Directions.
- Get the template for this assignment (or use your own). Here’s how to do it:
- Go to www.overleaf.com, and make sure you are logged in.
- In a new window, go here: https://www.overleaf.com/read/jbzypwgftrgx#35214d
- Click on the menu icon in the upper-left and select “Copy Project”.
- Enter a name and click “Copy”.
- When this completes you will be back in your own workspace (instead of mine).
- Use $\LaTeX$ to type up your proofs of the Propositions to Prove listed below. Make sure to use complete sentences and appropriate punctuation. Also, make sure to edit for typos.
- Click on the “Download PDF” button (to the right of the “Recompile” button). Save the file somewhere you can easily find it. Submit the pdf in Canvas.
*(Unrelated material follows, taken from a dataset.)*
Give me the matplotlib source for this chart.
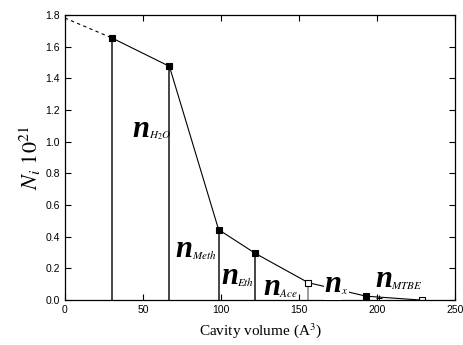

- Let me know if you have any questions!
Remember, if you have trouble finding the command for a math symbol you want to use, try googling it, email me, or try looking in this Short Math Guide for $\LaTeX{}$.
Propositions to Prove.
- Prove that if $G$ is a group, then $Z(G)$ is a subgroup of $G$.
- Notes. See Theorem 3.23. I’m only asking you to prove that $Z(G)$ is a subgroup; you don’t need to prove that it’s abelian like was asked in Theorem 3.23.